O. R : En tant que directeur de la technopole de l’Aube en Champagne votre intérêt va bien au-delà du management ou du design
F. B : LLa technopole de l’Aube en Champagne bénéficie de la présence de l’Université de technologie de Troyes (UTT) et de deux écoles d’ingénieurs associatives privées, l’EPF et maintenant l’ESTP, ainsi que du Groupe ESC Troyes. Avec elles nous avons pu développer un diplôme ESTP dans le design et un MSc avec l’EPF mais aussi faire croitre notre incubateur étudiant qui est passé de trois à 23 projets par an. Intelligemment tout notre enseignement supérieur a confié à la technopole l’incubation des start up de façon à mieux hybrider les compétences. Elle est même la seule technopole à un porter un Pépite (pôle étudiant pour l’innovation, le transfert et l’entrepreneuriat).

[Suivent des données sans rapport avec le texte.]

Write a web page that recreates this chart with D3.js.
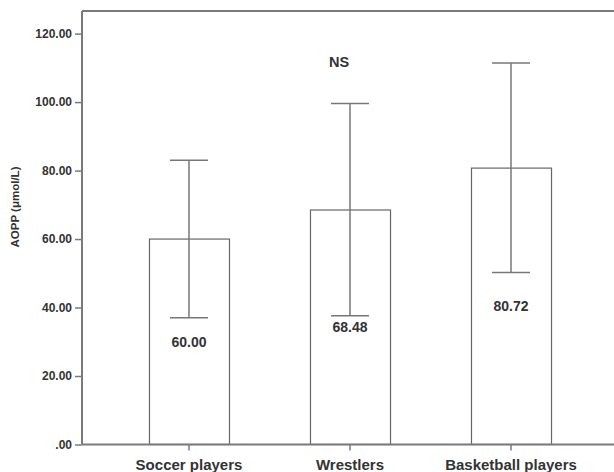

O. R : Depuis 2002 vous organisez vos journées Plug & Start à destination des entrepreneurs. Comment évoluent-elles ?
F. B : Nous les adossons de plus en plus à de grands groupes comme Coyote, Generali, Engie… en tout huit groupes cette année auxquels nous faisons rencontrer des porteurs de projets qui les concernent et qui vont nous aider à les incuber. Cette année nous avons déjà reçu 500 candidatures.
O. R : Vous présidez la commission entrepreneuriat de la Conférence des grandes écoles. Que faut-il encore faire pour développer le goût de l’entrepreneuriat chez les étudiants ?
F. B : Je propose de créer des allocations d’un montant de 1000€ par mois pour soutenir les étudiants qui créent leur entreprise. Sinon de quoi vit-on quand on est un jeune créateur d’entreprise, qui plus est parfois endetté pour financer ses études ? Cette allocation serait ensuite remboursée sur les dividendes ou la revente des entreprises. Je pense également à la création, dès la seconde, d’une filière entrepreneuriat études sur le modèle des sections « sports études ».
Nous montons également des « Creative Mix Party » pour faire travailler ensemble autour de projets précis 150 à 200 étudiants de toutes les écoles pendant 24 heures.
O. R : Le Groupe ESC Troyes fait partie des écoles de management françaises qui se sont implantées récemment, en 2016, en Afrique. Comment avez-vous procédé ?
F. B : D’abord nous l’avons fait seul, sans partenaire local. Après trois ans de travail et des visites dans sept pays africains nous avons choisi le Cameroun et Yaoundé. Parce que c’était trop tard pour la Chine et l’Inde, que l’Amérique du Sud n’est pas prête, et qu’il faut savoir prendre des risques. Beaucoup de Grandes écoles plus âgées que nous ou de plus grande notoriété sont déjà implantées sur d’autres continents donc l’Afrique nous a semblé une belle opportunité. L’avenir nous donnera raison ou pas.